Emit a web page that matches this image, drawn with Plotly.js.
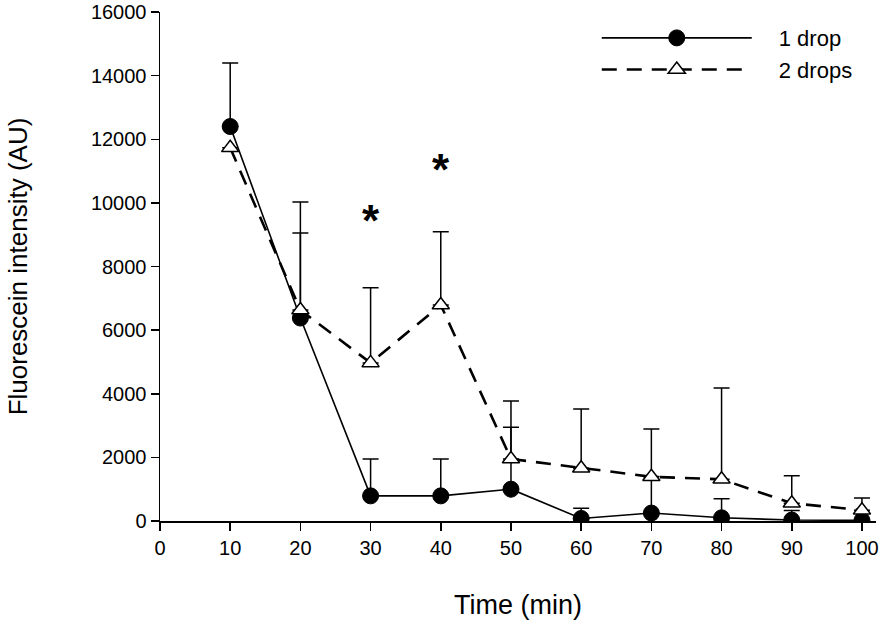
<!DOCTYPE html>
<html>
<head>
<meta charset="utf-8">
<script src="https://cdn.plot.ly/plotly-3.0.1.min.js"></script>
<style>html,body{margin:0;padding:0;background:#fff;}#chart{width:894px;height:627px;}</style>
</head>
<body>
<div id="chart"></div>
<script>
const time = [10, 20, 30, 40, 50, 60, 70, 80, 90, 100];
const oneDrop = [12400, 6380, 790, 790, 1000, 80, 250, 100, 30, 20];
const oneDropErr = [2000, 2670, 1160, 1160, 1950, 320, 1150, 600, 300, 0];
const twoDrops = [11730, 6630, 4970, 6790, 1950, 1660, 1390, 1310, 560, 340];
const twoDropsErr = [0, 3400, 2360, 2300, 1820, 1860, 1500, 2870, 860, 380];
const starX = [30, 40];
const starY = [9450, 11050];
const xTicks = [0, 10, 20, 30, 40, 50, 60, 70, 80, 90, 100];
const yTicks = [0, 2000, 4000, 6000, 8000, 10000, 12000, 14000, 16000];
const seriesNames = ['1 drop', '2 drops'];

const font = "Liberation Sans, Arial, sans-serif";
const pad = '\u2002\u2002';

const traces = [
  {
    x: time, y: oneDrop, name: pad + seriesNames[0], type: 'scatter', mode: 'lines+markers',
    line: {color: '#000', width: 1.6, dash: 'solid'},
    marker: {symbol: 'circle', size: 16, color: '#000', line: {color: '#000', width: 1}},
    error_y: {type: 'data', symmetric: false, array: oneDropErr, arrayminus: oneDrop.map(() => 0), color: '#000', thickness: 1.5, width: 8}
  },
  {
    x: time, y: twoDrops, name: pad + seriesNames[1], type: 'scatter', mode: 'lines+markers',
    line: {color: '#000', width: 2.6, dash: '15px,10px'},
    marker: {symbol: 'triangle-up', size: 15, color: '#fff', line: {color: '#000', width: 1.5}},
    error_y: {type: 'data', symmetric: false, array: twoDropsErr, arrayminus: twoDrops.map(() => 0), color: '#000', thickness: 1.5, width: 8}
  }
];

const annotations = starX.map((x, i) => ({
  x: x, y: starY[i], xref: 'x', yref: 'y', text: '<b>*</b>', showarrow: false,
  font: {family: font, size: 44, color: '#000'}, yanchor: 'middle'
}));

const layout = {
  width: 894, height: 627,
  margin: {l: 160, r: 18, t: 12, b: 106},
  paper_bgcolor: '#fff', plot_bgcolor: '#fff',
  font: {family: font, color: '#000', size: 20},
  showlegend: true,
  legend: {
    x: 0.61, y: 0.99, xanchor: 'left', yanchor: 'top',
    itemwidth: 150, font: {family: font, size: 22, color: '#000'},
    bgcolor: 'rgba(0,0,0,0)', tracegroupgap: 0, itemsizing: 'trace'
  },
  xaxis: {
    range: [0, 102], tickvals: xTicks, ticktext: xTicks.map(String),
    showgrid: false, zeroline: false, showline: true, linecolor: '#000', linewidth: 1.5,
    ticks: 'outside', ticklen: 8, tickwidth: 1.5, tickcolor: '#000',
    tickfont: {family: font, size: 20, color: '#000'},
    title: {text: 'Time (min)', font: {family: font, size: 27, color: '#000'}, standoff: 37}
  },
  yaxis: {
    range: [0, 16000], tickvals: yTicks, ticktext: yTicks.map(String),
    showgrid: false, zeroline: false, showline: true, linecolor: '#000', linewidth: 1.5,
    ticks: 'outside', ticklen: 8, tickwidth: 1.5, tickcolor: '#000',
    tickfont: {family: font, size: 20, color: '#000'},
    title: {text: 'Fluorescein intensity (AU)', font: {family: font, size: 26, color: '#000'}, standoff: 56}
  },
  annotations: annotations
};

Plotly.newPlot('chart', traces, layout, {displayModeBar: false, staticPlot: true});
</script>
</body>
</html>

•••

Work instructions - Keep the pictures out of the copy and write out the data exactly as it stands.

Full solution -
Emit a web page that matches this image, drawn with Plotly.js.
<!DOCTYPE html>
<html>
<head>
<meta charset="utf-8">
<script src="https://cdn.plot.ly/plotly-3.0.1.min.js"></script>
<style>html,body{margin:0;padding:0;background:#fff;}#chart{width:894px;height:627px;}</style>
</head>
<body>
<div id="chart"></div>
<script>
const time = [10, 20, 30, 40, 50, 60, 70, 80, 90, 100];
const oneDrop = [12400, 6380, 790, 790, 1000, 80, 250, 100, 30, 20];
const oneDropErr = [2000, 2670, 1160, 1160, 1950, 320, 1150, 600, 300, 0];
const twoDrops = [11730, 6630, 4970, 6790, 1950, 1660, 1390, 1310, 560, 340];
const twoDropsErr = [0, 3400, 2360, 2300, 1820, 1860, 1500, 2870, 860, 380];
const starX = [30, 40];
const starY = [9450, 11050];
const xTicks = [0, 10, 20, 30, 40, 50, 60, 70, 80, 90, 100];
const yTicks = [0, 2000, 4000, 6000, 8000, 10000, 12000, 14000, 16000];
const seriesNames = ['1 drop', '2 drops'];

const font = "Liberation Sans, Arial, sans-serif";
const pad = '\u2002\u2002';

const traces = [
  {
    x: time, y: oneDrop, name: pad + seriesNames[0], type: 'scatter', mode: 'lines+markers',
    line: {color: '#000', width: 1.6, dash: 'solid'},
    marker: {symbol: 'circle', size: 16, color: '#000', line: {color: '#000', width: 1}},
    error_y: {type: 'data', symmetric: false, array: oneDropErr, arrayminus: oneDrop.map(() => 0), color: '#000', thickness: 1.5, width: 8}
  },
  {
    x: time, y: twoDrops, name: pad + seriesNames[1], type: 'scatter', mode: 'lines+markers',
    line: {color: '#000', width: 2.6, dash: '15px,10px'},
    marker: {symbol: 'triangle-up', size: 15, color: '#fff', line: {color: '#000', width: 1.5}},
    error_y: {type: 'data', symmetric: false, array: twoDropsErr, arrayminus: twoDrops.map(() => 0), color: '#000', thickness: 1.5, width: 8}
  }
];

const annotations = starX.map((x, i) => ({
  x: x, y: starY[i], xref: 'x', yref: 'y', text: '<b>*</b>', showarrow: false,
  font: {family: font, size: 44, color: '#000'}, yanchor: 'middle'
}));

const layout = {
  width: 894, height: 627,
  margin: {l: 160, r: 18, t: 12, b: 106},
  paper_bgcolor: '#fff', plot_bgcolor: '#fff',
  font: {family: font, color: '#000', size: 20},
  showlegend: true,
  legend: {
    x: 0.61, y: 0.99, xanchor: 'left', yanchor: 'top',
    itemwidth: 150, font: {family: font, size: 22, color: '#000'},
    bgcolor: 'rgba(0,0,0,0)', tracegroupgap: 0, itemsizing: 'trace'
  },
  xaxis: {
    range: [0, 102], tickvals: xTicks, ticktext: xTicks.map(String),
    showgrid: false, zeroline: false, showline: true, linecolor: '#000', linewidth: 1.5,
    ticks: 'outside', ticklen: 8, tickwidth: 1.5, tickcolor: '#000',
    tickfont: {family: font, size: 20, color: '#000'},
    title: {text: 'Time (min)', font: {family: font, size: 27, color: '#000'}, standoff: 37}
  },
  yaxis: {
    range: [0, 16000], tickvals: yTicks, ticktext: yTicks.map(String),
    showgrid: false, zeroline: false, showline: true, linecolor: '#000', linewidth: 1.5,
    ticks: 'outside', ticklen: 8, tickwidth: 1.5, tickcolor: '#000',
    tickfont: {family: font, size: 20, color: '#000'},
    title: {text: 'Fluorescein intensity (AU)', font: {family: font, size: 26, color: '#000'}, standoff: 56}
  },
  annotations: annotations
};

Plotly.newPlot('chart', traces, layout, {displayModeBar: false, staticPlot: true});
</script>
</body>
</html>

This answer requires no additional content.